The coronavirus pandemic-induced recession is on record as one of the deepest--but also the shortest---in United States history, according to the official documentor of economic cycles.

The National Bureau of Economic Research (NBER) concluded in its official report released Monday that the COVID-19 economic contraction only lasted two months, from February 2020 to the following April, making it the shortest recession on record.

"The NBER's traditional definition of a recession involves a decline in economic activity that lasts more than a few months," the institution said in a statement. "Nonetheless, the committee concluded that the unprecedented magnitude of the decline in employment and production, and its broad reach across the entire economy, warranted the designation of this episode as a recession, even though the downturn was briefer than earlier contractions."

And that economic drop was staggering, with U.S. gross domestic product (GDP) plunging 31.4% lower in the second quarter of 2020, only to massively recover in the following quarter, with output rising by 33.4% on the back of unprecedented stimulus from the Federal Reserve.

The NBER said it also based its decision on trends on both GDP and gross domestic income, with most economic indicators returning to pre-pandemic levels.
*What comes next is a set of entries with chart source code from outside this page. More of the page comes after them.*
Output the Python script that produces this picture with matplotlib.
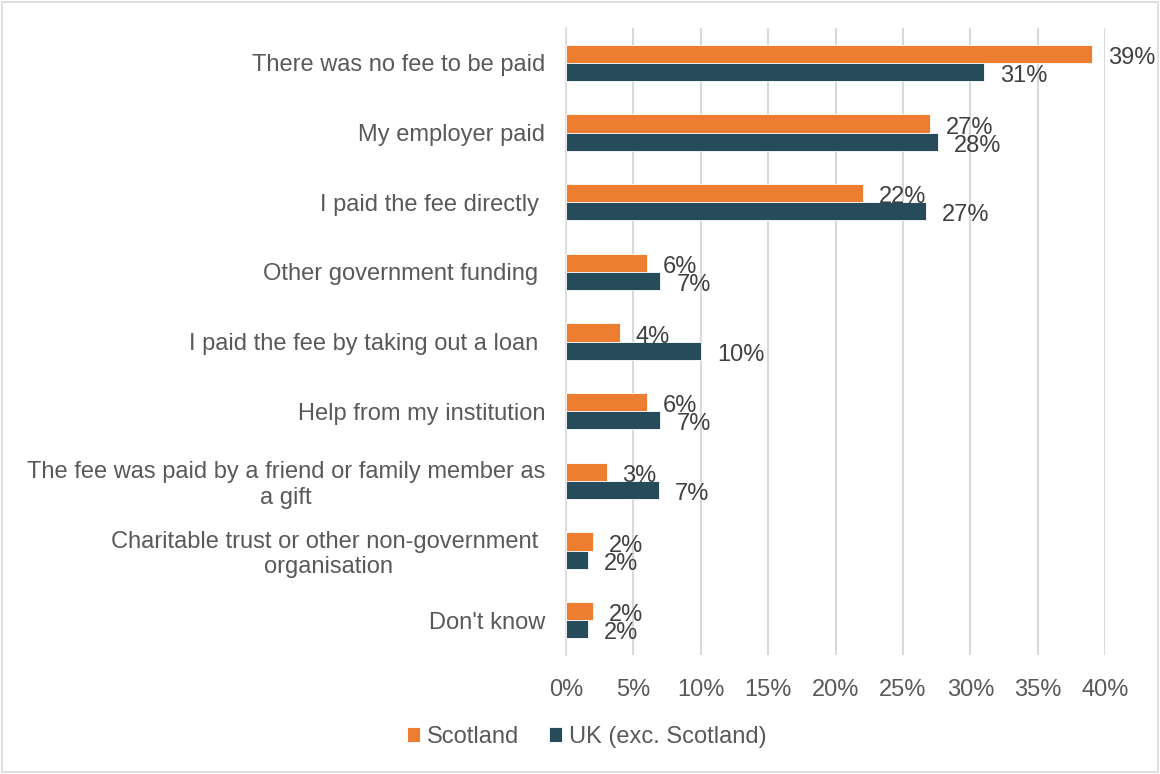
import numpy as np
import matplotlib.pyplot as plt
from matplotlib.patches import Rectangle

#### Data ####

categories = ["There was no fee to be paid",
              "My employer paid",
              "I paid the fee directly ",
              "Other government funding ",
              "I paid the fee by taking out a loan ",
              "Help from my institution",
              "The fee was paid by a friend or family member as\na gift",
              "Charitable trust or other non-government \norganisation",
              "Don't know"]

scotland = [39, 27, 22, 6, 4, 6, 3, 2, 2]
uk_exc_scotland = [31, 27.6, 26.7, 7, 10, 7, 6.9, 1.6, 1.6]

series_names = ["Scotland", "UK (exc. Scotland)"]
xticks = [0, 5, 10, 15, 20, 25, 30, 35, 40]

#### Style ####

orange = "#ED7D31"
teal = "#264B5A"
grey_txt = "#595959"
grid_col = "#D9D9D9"
fs = 17

plt.rcParams['font.family'] = ['Liberation Sans', 'DejaVu Sans']

fig = plt.figure(figsize=(11.6, 7.74), dpi=100)
ax = fig.add_axes([0.488, 0.1537, 0.4647, 0.8101])

y = np.arange(len(categories))
h = 0.26

b1 = ax.barh(y - h / 2, scotland, height=h, color=orange,
             edgecolor="white", linewidth=0.6, label=series_names[0], zorder=3)
b2 = ax.barh(y + h / 2, uk_exc_scotland, height=h, color=teal,
             edgecolor="white", linewidth=0.6, label=series_names[1], zorder=3)

# value labels just past the bar ends
for bars, vals in ((b1, scotland), (b2, uk_exc_scotland)):
    for bar, v in zip(bars, vals):
        ax.annotate("%d%%" % round(v),
                    xy=(bar.get_width(), bar.get_y() + bar.get_height() / 2),
                    xytext=(11.5, -3), textcoords="offset points",
                    ha="left", va="center", fontsize=fs, color="#404040",
                    zorder=4)

ax.set_xlim(0, 40)
ax.set_ylim(len(categories) - 0.5, -0.5)
ax.set_xticks(xticks)
ax.set_xticklabels(["%d%%" % t for t in xticks])
ax.set_yticks(y)
ax.set_yticklabels(categories, multialignment="center")

ax.tick_params(axis="x", length=0, pad=17, labelsize=fs, labelcolor=grey_txt)
ax.tick_params(axis="y", length=0, pad=15, labelsize=fs, labelcolor=grey_txt)

ax.xaxis.grid(True, color=grid_col, linewidth=1.5, zorder=0)
ax.set_axisbelow(True)
for s in ("top", "right", "bottom"):
    ax.spines[s].set_visible(False)
ax.spines["left"].set_color(grid_col)
ax.spines["left"].set_linewidth(1.2)

fig.legend(handles=[b1, b2], labels=series_names, loc="center",
           bbox_to_anchor=(0.506, 0.048), ncol=2, frameon=False,
           fontsize=fs, labelcolor=grey_txt, handlelength=0.55,
           handleheight=0.55, handletextpad=0.3, columnspacing=1.25)

# light frame round the whole chart
fig.patches.append(Rectangle((0.002, 0.002), 0.996, 0.996, transform=fig.transFigure,
                             fill=False, edgecolor=grid_col, linewidth=1.2))

fig.savefig("out.png", dpi=100)
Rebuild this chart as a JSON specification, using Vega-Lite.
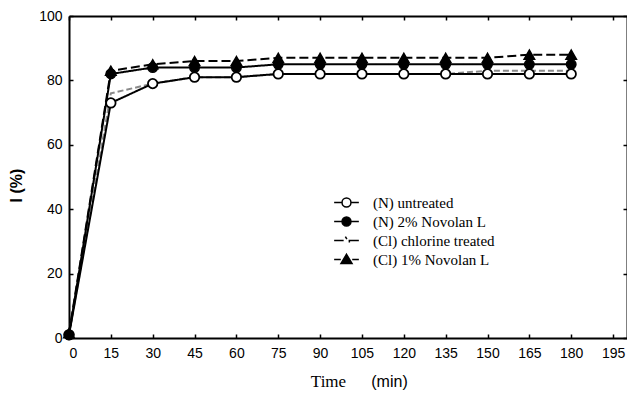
{
  "$schema": "https://vega.github.io/schema/vega-lite/v6.json",
  "width": 558,
  "height": 322,
  "autosize": {"type": "none"},
  "padding": {"left": 69, "top": 16, "right": 0, "bottom": 56},
  "background": "white",
  "config": {
    "view": {"stroke": null},
    "axis": {
      "labelFont": "Liberation Sans", "labelFontSize": 14, "labelColor": "black",
      "domainColor": "black", "domainWidth": 2, "tickColor": "black", "tickWidth": 1.5,
      "tickSize": -4, "grid": false, "titleColor": "black"
    },
    "legend": {
      "title": null, "orient": "none", "legendX": 267, "legendY": 176,
      "labelFont": "Liberation Serif", "labelFontSize": 15, "labelColor": "black",
      "symbolStrokeColor": "black", "symbolStrokeWidth": 1.5, "symbolSize": 361,
      "labelOffset": 16, "rowPadding": 0, "padding": 0
    }
  },
  "data": {
    "values": [
      {"s": "(Cl) chlorine treated", "t": 0, "v": 1},
      {"s": "(Cl) chlorine treated", "t": 15, "v": 76},
      {"s": "(Cl) chlorine treated", "t": 30, "v": 79},
      {"s": "(Cl) chlorine treated", "t": 45, "v": 81},
      {"s": "(Cl) chlorine treated", "t": 60, "v": 81},
      {"s": "(Cl) chlorine treated", "t": 75, "v": 82},
      {"s": "(Cl) chlorine treated", "t": 90, "v": 82},
      {"s": "(Cl) chlorine treated", "t": 105, "v": 82},
      {"s": "(Cl) chlorine treated", "t": 120, "v": 82},
      {"s": "(Cl) chlorine treated", "t": 135, "v": 82},
      {"s": "(Cl) chlorine treated", "t": 150, "v": 83},
      {"s": "(Cl) chlorine treated", "t": 165, "v": 83},
      {"s": "(Cl) chlorine treated", "t": 180, "v": 83},
      {"s": "(N) untreated", "t": 0, "v": 1},
      {"s": "(N) untreated", "t": 15, "v": 73},
      {"s": "(N) untreated", "t": 30, "v": 79},
      {"s": "(N) untreated", "t": 45, "v": 81},
      {"s": "(N) untreated", "t": 60, "v": 81},
      {"s": "(N) untreated", "t": 75, "v": 82},
      {"s": "(N) untreated", "t": 90, "v": 82},
      {"s": "(N) untreated", "t": 105, "v": 82},
      {"s": "(N) untreated", "t": 120, "v": 82},
      {"s": "(N) untreated", "t": 135, "v": 82},
      {"s": "(N) untreated", "t": 150, "v": 82},
      {"s": "(N) untreated", "t": 165, "v": 82},
      {"s": "(N) untreated", "t": 180, "v": 82},
      {"s": "(N) 2% Novolan L", "t": 0, "v": 1},
      {"s": "(N) 2% Novolan L", "t": 15, "v": 82},
      {"s": "(N) 2% Novolan L", "t": 30, "v": 84},
      {"s": "(N) 2% Novolan L", "t": 45, "v": 84},
      {"s": "(N) 2% Novolan L", "t": 60, "v": 84},
      {"s": "(N) 2% Novolan L", "t": 75, "v": 85},
      {"s": "(N) 2% Novolan L", "t": 90, "v": 85},
      {"s": "(N) 2% Novolan L", "t": 105, "v": 85},
      {"s": "(N) 2% Novolan L", "t": 120, "v": 85},
      {"s": "(N) 2% Novolan L", "t": 135, "v": 85},
      {"s": "(N) 2% Novolan L", "t": 150, "v": 85},
      {"s": "(N) 2% Novolan L", "t": 165, "v": 85},
      {"s": "(N) 2% Novolan L", "t": 180, "v": 85},
      {"s": "(Cl) 1% Novolan L", "t": 0, "v": 1.5},
      {"s": "(Cl) 1% Novolan L", "t": 15, "v": 83},
      {"s": "(Cl) 1% Novolan L", "t": 30, "v": 85},
      {"s": "(Cl) 1% Novolan L", "t": 45, "v": 86},
      {"s": "(Cl) 1% Novolan L", "t": 60, "v": 86},
      {"s": "(Cl) 1% Novolan L", "t": 75, "v": 87},
      {"s": "(Cl) 1% Novolan L", "t": 90, "v": 87},
      {"s": "(Cl) 1% Novolan L", "t": 105, "v": 87},
      {"s": "(Cl) 1% Novolan L", "t": 120, "v": 87},
      {"s": "(Cl) 1% Novolan L", "t": 135, "v": 87},
      {"s": "(Cl) 1% Novolan L", "t": 150, "v": 87},
      {"s": "(Cl) 1% Novolan L", "t": 165, "v": 88},
      {"s": "(Cl) 1% Novolan L", "t": 180, "v": 88}
    ]
  },
  "layer": [
    {
      "mark": {"type": "line", "strokeWidth": 2},
      "encoding": {
        "x": {"field": "t", "type": "quantitative", "scale": {"domain": [0, 200], "nice": false, "zero": false},
          "axis": {"values": [0, 15, 30, 45, 60, 75, 90, 105, 120, 135, 150, 165, 180, 195], "title": "Time",
            "titleFont": "Liberation Serif", "titleFontSize": 17, "titleFontWeight": "normal",
            "titleX": 259, "titleY": 43, "titleBaseline": "middle", "labelPadding": 12}},
        "y": {"field": "v", "type": "quantitative", "scale": {"domain": [0, 100], "nice": false},
          "axis": {"values": [0, 20, 40, 60, 80, 100], "title": "I (%)", "titleFont": "Liberation Sans",
            "titleFontSize": 16, "titleFontWeight": "bold", "titleX": -53, "titleY": 169,
            "titleAlign": "center", "titleBaseline": "middle", "labelPadding": 11}},
        "stroke": {"field": "s", "type": "nominal",
          "scale": {"domain": ["(N) untreated", "(N) 2% Novolan L", "(Cl) chlorine treated", "(Cl) 1% Novolan L"],
            "range": ["black", "black", "#8a8a8a", "black"]}, "legend": null},
        "strokeDash": {"field": "s", "type": "nominal",
          "scale": {"domain": ["(N) untreated", "(N) 2% Novolan L", "(Cl) chlorine treated", "(Cl) 1% Novolan L"],
            "range": [[1, 0], [1, 0], [6, 3], [9, 4]]}, "legend": null}
      }
    },
    {
      "transform": [{"filter": "datum.s === '(N) untreated'"}],
      "mark": {"type": "point", "shape": "circle", "fill": "white", "stroke": "black", "strokeWidth": 1.8, "opacity": 1, "size": 90},
      "encoding": {
        "x": {"field": "t", "type": "quantitative", "axis": null},
        "y": {"field": "v", "type": "quantitative", "axis": null}
      }
    },
    {
      "transform": [{"filter": "datum.s === '(N) 2% Novolan L'"}],
      "mark": {"type": "point", "shape": "circle", "fill": "black", "stroke": "black", "strokeWidth": 1.5, "opacity": 1, "size": 90},
      "encoding": {
        "x": {"field": "t", "type": "quantitative", "axis": null},
        "y": {"field": "v", "type": "quantitative", "axis": null}
      }
    },
    {
      "transform": [{"filter": "datum.s === '(Cl) 1% Novolan L'"}],
      "mark": {"type": "point", "shape": "triangle-up", "fill": "black", "stroke": "black", "strokeWidth": 1.5, "opacity": 1, "size": 110},
      "encoding": {
        "x": {"field": "t", "type": "quantitative", "axis": null},
        "y": {"field": "v", "type": "quantitative", "axis": null}
      }
    },
    {
      "transform": [{"filter": "datum.t < 0"}],
      "mark": {"type": "point", "strokeWidth": 1.5, "opacity": 1},
      "encoding": {
        "x": {"field": "t", "type": "quantitative", "axis": null},
        "y": {"field": "v", "type": "quantitative", "axis": null},
        "shape": {"field": "s", "type": "nominal",
          "scale": {"domain": ["(N) untreated", "(N) 2% Novolan L", "(Cl) chlorine treated", "(Cl) 1% Novolan L"],
            "range": [
              "M-1.3,0L-0.47,0M0.47,0L1.3,0M-0.47,0A0.47,0.47 0 1,0 0.47,0A0.47,0.47 0 1,0 -0.47,0Z",
              "M-1.3,0L-0.47,0M0.47,0L1.3,0M-0.47,0A0.47,0.47 0 1,0 0.47,0A0.47,0.47 0 1,0 -0.47,0Z",
              "M-1.3,0L-0.3,0M-0.12,-0.42L0.04,-0.14M0.3,0.22L0.3,0L1.3,0",
              "M-1.3,0L-0.6,0M0.6,0L1.3,0M0,-0.55L0.58,0.42L-0.58,0.42Z"
            ]}},
        "fill": {"field": "s", "type": "nominal",
          "scale": {"domain": ["(N) untreated", "(N) 2% Novolan L", "(Cl) chlorine treated", "(Cl) 1% Novolan L"],
            "range": ["white", "black", "white", "black"]}},
        "stroke": {"field": "s", "type": "nominal",
          "scale": {"domain": ["(N) untreated", "(N) 2% Novolan L", "(Cl) chlorine treated", "(Cl) 1% Novolan L"],
            "range": ["black", "black", "black", "black"]}},
        "size": {"value": 361}
      }
    },
    {
      "transform": [{"filter": "datum.t < 0"}],
      "mark": "point",
      "encoding": {
        "x": {"field": "t", "type": "quantitative",
          "axis": {"orient": "top", "values": [0, 15, 30, 45, 60, 75, 90, 105, 120, 135, 150, 165, 180, 195], "labels": false, "title": null}},
        "y": {"field": "v", "type": "quantitative",
          "axis": {"orient": "right", "values": [0, 20, 40, 60, 80, 100], "labels": false, "title": null}}
      }
    },
    {
      "transform": [{"filter": "datum.t < 0"}],
      "mark": "point",
      "encoding": {
        "x": {"field": "t", "type": "quantitative",
          "axis": {"orient": "bottom", "labels": false, "ticks": false, "domain": false, "title": "(min)",
            "titleFont": "Liberation Sans", "titleFontSize": 16, "titleFontWeight": "normal",
            "titleX": 320, "titleY": 43, "titleBaseline": "middle"}},
        "y": {"field": "v", "type": "quantitative", "axis": null}
      }
    }
  ],
  "resolve": {
    "scale": {"shape": "independent", "fill": "independent", "stroke": "independent", "strokeDash": "independent"},
    "axis": {"x": "independent", "y": "independent"},
    "legend": {"shape": "independent", "fill": "independent", "stroke": "independent", "strokeDash": "independent"}
  }
}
However, employment, which is arguably the most important economic indicator, still lags behind in recovery, with roughly 7 million fewer Americans at work now than before February 2020.

Though devastating, the COVID recession is the briefest in U.S. history, with the second shortest recession being the period between January and July in 1980 following the period of economic stagflation in the late 1970's. The longest ever downturn on record spanned from October 1873 to March 1879, a duration of 65 months.

The decision that the pandemic-induced recession ended more than a year ago did not surprise Wall Street, as many economists have estimated it to be over following the economy's rise in annualized GDP for the past two quarters.